Here’s the complete block of code to put into your httpd.conf file, or into the appropriate virtual host configuration, however it’s stored on your particular server. I placed the code just within the virtual host configuration for the client in question, so the change applies only to their site, and not to any others that are also running on the server:

<FilesMatch "\.(?i:pdf)$">
ForceType application/octet-stream
Header set Content-Disposition attachment
</FilesMatch>

If you’re not the server admin, you should also be able to put this in a .htaccess file in your site’s root directory, but I haven’t actually tested that to see if it works.

Barack Obama: the open-source candidate?

Now we’re speaking close to my heart. Granted, I’m a freeloader in the open source world. I have yet to contribute a single line of code to an open source project. (OK, I guess that’s not entirely true: I did write a WordPress plugin. Sweet. I’m in the club! Sort of.) But I have wholly embraced open source software in my work. PHP FTW, baby! (Uh yeah… whatever.)

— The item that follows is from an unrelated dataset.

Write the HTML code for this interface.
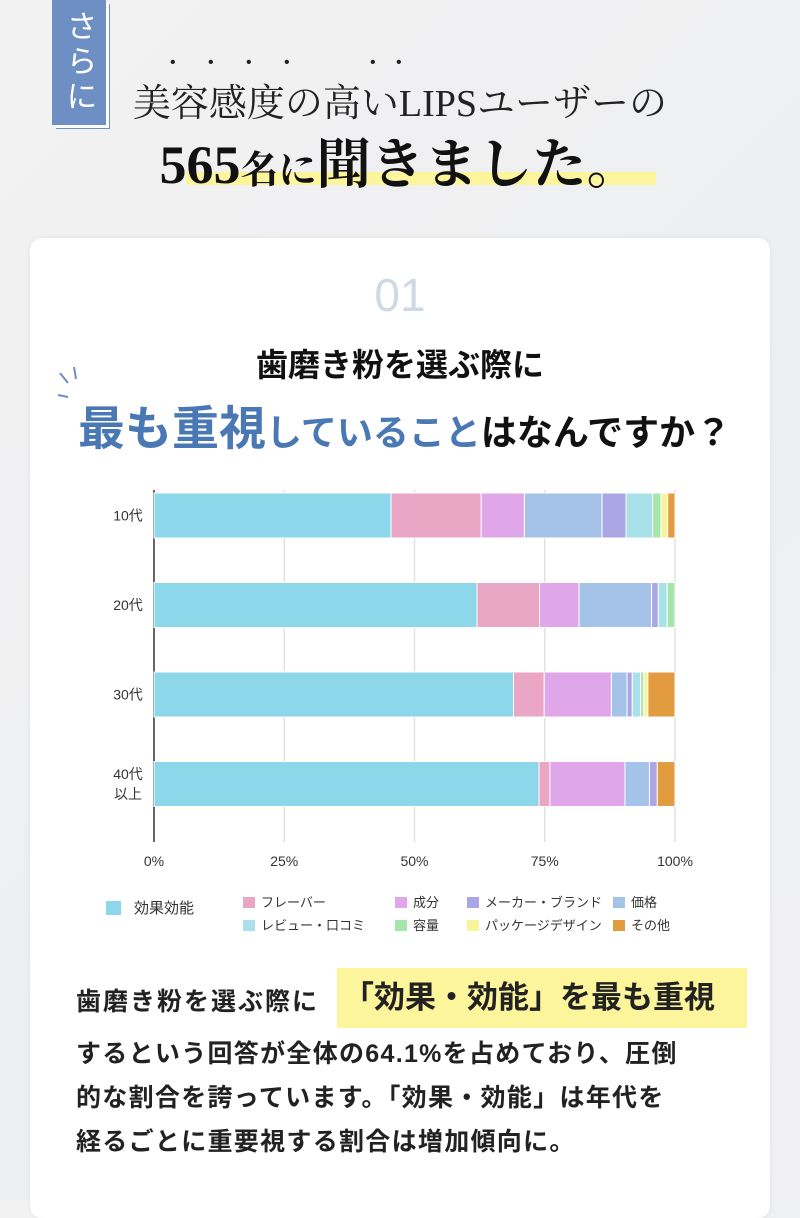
<!DOCTYPE html>
<html><head><meta charset="utf-8">
<style>
*{margin:0;padding:0;box-sizing:border-box}
body{width:800px;height:1200px;overflow:hidden;background:linear-gradient(135deg,#f3f2f2 0%,#eeeff1 50%,#f0f0f2 100%);font-family:"Liberation Sans","Noto Sans CJK JP",sans-serif;position:relative;color:#222}
.abs{position:absolute}
#badge{left:52px;top:0;width:54px;height:125px;background:#6d8fc4;color:#fff;font-size:31px;writing-mode:vertical-rl;display:flex;align-items:center;justify-content:center;letter-spacing:4px;box-shadow:3px 3px 0 #fff,4px 4px 0 #6d8fc4}
.serif{font-family:"Liberation Serif","Noto Serif CJK SC",serif}
#card{left:30px;top:238px;width:740px;height:980px;background:#fff;border-radius:12px;box-shadow:0 0 6px rgba(0,0,0,.06)}
.hl{background:#fdf59b}
</style></head><body>
<div id="badge" class="abs">さらに</div>
<div class="abs serif" style="left:0;width:800px;top:72px;text-align:center;font-size:38px;color:#222">美容感度の高いLIPSユーザーの</div>
<div class="abs" style="left:170px;top:54px;font-size:16px;color:#222"><span style="position:absolute;left:0">•</span><span style="position:absolute;left:38px">•</span><span style="position:absolute;left:76px">•</span><span style="position:absolute;left:114px">•</span><span style="position:absolute;left:200px">•</span><span style="position:absolute;left:226px">•</span></div>
<div class="abs hl" style="left:186px;top:172px;width:470px;height:13px"></div>
<div class="abs serif" style="left:0;width:800px;top:122px;text-align:center;font-size:54px;font-weight:bold;color:#111">565<span style="font-size:38px">名に</span>聞きました。</div>
<div id="card" class="abs"></div>
<div class="abs" style="left:0;width:800px;top:268px;text-align:center;font-size:46px;color:#cfd9e3;font-weight:300">01</div>
<div class="abs" style="left:0;width:800px;top:340px;text-align:center;font-size:32px;font-weight:bold;color:#111">歯磨き粉を選ぶ際に</div>
<svg class="abs" style="left:56px;top:365px" width="40" height="40"><g stroke="#6d8fc4" stroke-width="2"><line x1="4" y1="8" x2="12" y2="18"/><line x1="18" y1="2" x2="20" y2="14"/><line x1="2" y1="30" x2="12" y2="32"/></g></svg>
<div class="abs" style="left:78px;top:390px;white-space:nowrap;font-weight:bold;color:#111;font-size:36px"><span style="color:#4a78b5;font-size:47px">最も重視</span><span style="color:#4a78b5">していること</span>はなんですか？</div>

<svg class="abs" style="left:0;top:470px" width="800" height="480" id="chart"></svg>

<div class="abs hl" style="left:337px;top:968px;width:410px;height:60px;font-size:31px;font-weight:bold;line-height:60px;padding-left:6px;color:#222;white-space:nowrap">「効果・効能」を最も重視</div>
<div class="abs" style="left:76px;top:982px;font-size:25px;font-weight:bold;color:#222;letter-spacing:2px">歯磨き粉を選ぶ際に</div>
<div class="abs" style="left:76px;top:1032px;width:700px;font-size:25px;font-weight:bold;line-height:44px;color:#222;letter-spacing:1.3px;white-space:nowrap">するという回答が全体の64.1%を占めており、圧倒<br>的な割合を誇っています。「効果・効能」は年代を<br>経るごとに重要視する割合は増加傾向に。</div>

<script>
const categories=["10代","20代","30代","40代\n以上"];
const seriesNames=["効果効能","フレーバー","成分","価格","メーカー・ブランド","レビュー・口コミ","容量","パッケージデザイン","その他"];
const seriesColors=["#8dd7ea","#e9a6c5","#dfa7e9","#a5c3e8","#aaa6e4","#a9e1ea","#a6e6ab","#f8f49a","#e39b3f"];
const sKouka=[45.5,62.0,69.0,73.9];
const sFlavor=[17.3,12.0,5.9,2.1];
const sSeibun=[8.3,7.6,12.9,14.4];
const sKakaku=[14.9,13.9,3.0,4.7];
const sMaker=[4.6,1.3,1.0,1.5];
const sReview=[5.1,1.7,1.6,0];
const sYouryou=[1.6,1.5,0.6,0];
const sPackage=[1.3,0,0.8,0];
const sOther=[1.4,0,5.2,3.4];
const series=[sKouka,sFlavor,sSeibun,sKakaku,sMaker,sReview,sYouryou,sPackage,sOther];
const tickValues=[0,25,50,75,100];
const tickLabels=["0%","25%","50%","75%","100%"];
const legendLabels=["効果効能","フレーバー","成分","メーカー・ブランド","価格","レビュー・口コミ","容量","パッケージデザイン","その他"];
const legendColors=["#8dd7ea","#e9a6c5","#dfa7e9","#aaa6e4","#a5c3e8","#a9e1ea","#a6e6ab","#f8f49a","#e39b3f"];

const NS="http://www.w3.org/2000/svg";
const svg=document.getElementById('chart');
const X0=154,X1=675,TOP=20,ROW=89.5,BH=45;
const xs=v=>X0+(v/100)*(X1-X0);
const yb=i=>TOP+3+i*ROW;
function mk(t,a){const e=document.createElementNS(NS,t);for(const k in a)e.setAttribute(k,a[k]);svg.appendChild(e);return e;}
tickValues.forEach((v,i)=>{
  if(v>0){const g=mk('line',{x1:xs(v),x2:xs(v),y1:TOP,y2:372,stroke:'#e2e2e2','stroke-width':1.5});
  
  }
  const t=mk('text',{x:xs(v),y:396,'text-anchor':'middle','font-size':14,fill:'#333'});
  t.textContent=tickLabels[i];
  
  
});
const ax=mk('line',{x1:X0,x2:X0,y1:TOP,y2:372,stroke:'#666','stroke-width':2});


categories.forEach((c,i)=>{
  let acc=0;
  series.forEach((s,j)=>{
    const v=s[i];if(v<=0)return;
    const r=mk('rect',{x:xs(acc),y:yb(i),width:xs(acc+v)-xs(acc),height:BH,fill:seriesColors[j],stroke:'#fff','stroke-width':1});
    
    
    acc+=v;
  });
  const lines=c.split('\n');
  lines.forEach((ln,k)=>{
    const t=mk('text',{x:128,y:yb(i)+BH/2+5+(lines.length>1?(k-0.5)*20:0),'text-anchor':'middle','font-size':14,fill:'#333'});
    t.textContent=ln;
    
    
  });
});
(function(){
  const r=mk('rect',{x:106,y:431,width:15,height:14,fill:legendColors[0]});
  
  
  const t=mk('text',{x:134,y:443,'font-size':15,fill:'#333'});
  t.textContent=legendLabels[0];
  
  
  const cols=[243,395,467,613];
  for(let k=1;k<legendLabels.length;k++){
    const row=k<=4?0:1;const col=row==0?k-1:k-5;
    const y=row==0?437:460;
    const s=mk('rect',{x:cols[col],y:y-10,width:12,height:11,fill:legendColors[k]});
    
    
    const tx=mk('text',{x:cols[col]+18,y:y,'font-size':13,fill:'#333'});
    tx.textContent=legendLabels[k];
    
    
  }
})();
</script>
</body></html>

These days the only thing I’m a more enthusiastic and outspoken proponent of than open source software is Barack Obama. So I’m surprised it took me so long to research what he’s running his website on.

Linux PWS/1.3.28

*Whew* Glad to see it’s Linux. But what the heck is PWS? I was at a loss. Then I found this blog talking about the very same issue. And suddenly it made sense why I didn’t recognize the acronym. I never would have considered Microsoft’s Personal Web Server to be the web server of choice running on a Linux server. I am still scratching my head at it. The whole VM thing seems the only logical explanation, except that there’s no logic to explain it. At least it’s not so transparently ass-backwards as John McCain’s configuration:

Linux Microsoft-IIS/6.0

And the inexplicable:

Linux ECAcc (lhr)

Interestingly, though, a Google search for “ECAcc (lhr)” reveals a link to a Digg post entitled John McCain Owns VoteForTheMILF.com. Stay classy, San Diego.

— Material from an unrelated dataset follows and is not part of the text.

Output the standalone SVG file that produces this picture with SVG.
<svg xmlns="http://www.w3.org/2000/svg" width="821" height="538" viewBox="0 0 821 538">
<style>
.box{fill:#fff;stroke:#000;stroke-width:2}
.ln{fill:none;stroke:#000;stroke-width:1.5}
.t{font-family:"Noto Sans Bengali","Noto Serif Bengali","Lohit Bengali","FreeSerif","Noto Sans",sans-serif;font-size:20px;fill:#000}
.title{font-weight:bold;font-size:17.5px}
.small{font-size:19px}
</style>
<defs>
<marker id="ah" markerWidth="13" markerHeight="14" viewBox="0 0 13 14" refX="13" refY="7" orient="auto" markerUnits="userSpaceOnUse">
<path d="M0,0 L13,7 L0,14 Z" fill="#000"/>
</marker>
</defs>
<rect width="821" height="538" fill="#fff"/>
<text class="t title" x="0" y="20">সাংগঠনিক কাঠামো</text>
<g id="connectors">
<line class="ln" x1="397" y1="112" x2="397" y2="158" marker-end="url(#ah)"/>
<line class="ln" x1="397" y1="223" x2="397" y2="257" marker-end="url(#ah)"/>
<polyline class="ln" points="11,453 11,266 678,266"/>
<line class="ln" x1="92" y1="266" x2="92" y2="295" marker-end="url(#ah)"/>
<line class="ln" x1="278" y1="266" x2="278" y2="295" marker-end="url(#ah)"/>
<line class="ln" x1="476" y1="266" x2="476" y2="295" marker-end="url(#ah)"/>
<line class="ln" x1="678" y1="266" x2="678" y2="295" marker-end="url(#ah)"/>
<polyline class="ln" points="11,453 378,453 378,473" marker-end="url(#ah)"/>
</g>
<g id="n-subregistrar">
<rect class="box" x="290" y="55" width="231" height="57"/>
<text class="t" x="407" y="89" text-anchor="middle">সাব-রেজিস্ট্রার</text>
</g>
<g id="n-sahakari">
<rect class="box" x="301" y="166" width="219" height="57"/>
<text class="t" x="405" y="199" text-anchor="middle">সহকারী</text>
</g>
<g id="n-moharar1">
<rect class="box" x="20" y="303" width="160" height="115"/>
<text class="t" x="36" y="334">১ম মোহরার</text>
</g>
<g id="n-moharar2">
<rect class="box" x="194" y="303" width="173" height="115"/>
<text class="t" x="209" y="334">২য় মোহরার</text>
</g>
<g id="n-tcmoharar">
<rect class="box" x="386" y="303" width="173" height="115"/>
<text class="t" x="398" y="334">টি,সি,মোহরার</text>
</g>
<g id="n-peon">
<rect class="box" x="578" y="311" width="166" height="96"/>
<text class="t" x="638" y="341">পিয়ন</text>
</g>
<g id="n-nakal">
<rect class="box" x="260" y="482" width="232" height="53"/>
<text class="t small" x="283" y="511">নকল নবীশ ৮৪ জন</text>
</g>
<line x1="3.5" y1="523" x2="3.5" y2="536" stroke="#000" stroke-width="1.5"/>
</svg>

Let’s be clear: I think the idea of running a web site under Windows in a virtual machine on a Linux box is the most incomprehensible, mind-bogglingly stupid arrangement you’d ever bother with. I’d have to guess that the sites were developed to run in a Windows environment, but when it came time to deal with practical server and network capacity issues, load balancing and whatnot, some sysadmin made the (probably prudent) decision to load balance on Linux boxes instead of Windows, but since the site was tied to some feeble Windows technology, they couldn’t just move it over to Linux wholesale.

But let’s take this a step further. Back in late spring I received an email from Barack Obama’s IT director soliciting applicants for web developer positions with the campaign. Even though the job was in Boston, I figured it would be insane not to apply, so I submitted my resume. (I never heard back, for what it’s worth.) And it’s from this that I happen to know that the campaign was specifically seeking PHP developers. Rock on.

With that in mind, the whole Windows-on-Linux-through-VM arrangement made even less sense. Why would they develop the site in PHP, run it on a Windows server (definitely not the optimal arrangement for a PHP-based app, though it certainly will work), and then VM that Windows environment on a Linux box, instead of just gearing the PHP app for a Linux server in the first place? And that’s when I remembered that just earlier in the day I had been looking at taxcut.barackobama.com. Of course! Separate third-level domains are all over Obama’s site. Let’s check the configuration on that domain. Now that’s much better:

Linux Apache/1.3.34 (Debian) mod_gzip/1.3.26.1a AuthMySQL/4.3.9-2 PHP/5.2.0-8+etch10

And I think it explains a lot. Campaigns start off small. Obama had to register barackobama.com and put something up there ages ago, long before he was the Democratic nominee and the hugely successful fundraiser he became along the way. So that original site, www.barackobama.com, was probably developed on a Windows box in someone’s proverbial basement, probably when was running for the U.S. Senate or maybe even the Illinois Senate. But as the campaign has grown, its websites (plural) have grown as well, and in a decidedly open-source direction. There’s some good stuff in there. Debian (which could mean Ubuntu, too… I haven’t checked the signature on Ubuntu’s Apache package to see if it’s split from its Debian roots), PHP (and a reasonably up-to-date version at that), MySQL, etc.

It’s kind of fun to do this kind of research, as long as you don’t mind being distracted along the way, because there are plenty of weird sources of distraction.

Aside from the aforementioned MILF site (classy), and the somewhat interesting fact that searching on “PWS/1.3.28″ brings back as its first result a reference to Obama’s hosting, I discovered that for some reason the page title on John McCain’s official store is “Independent Online Stores.” OK. No one looks at title bars. And even fewer web developers look at <title> tags. I know that from experience. But of course that’s just a transitional landing page, announcing that McCain wares are not actually sold by the campaign, but by independent, for-profit companies, and buying these items doesn’t translate into money going back into the campaign. Huh. I can’t quite wrap my brain around that, but I’m a lifelong, union-loving Democrat, so I guess I wasn’t meant to. The only thing that comes to mind is that maybe it has to be that way, legally, now that he’s accepted public campaign financing. Anyway, the first McCain store link I found, which as they state is apparently an independent operation not affiliated with the campaign, is, not surprisingly, running:

Windows Server 2008 Microsoft-IIS/7.0

I also found that the company that hosts some of Obama’s pages also hosts a site for the American Model Yachting Association. Really? Model yachting? That exists?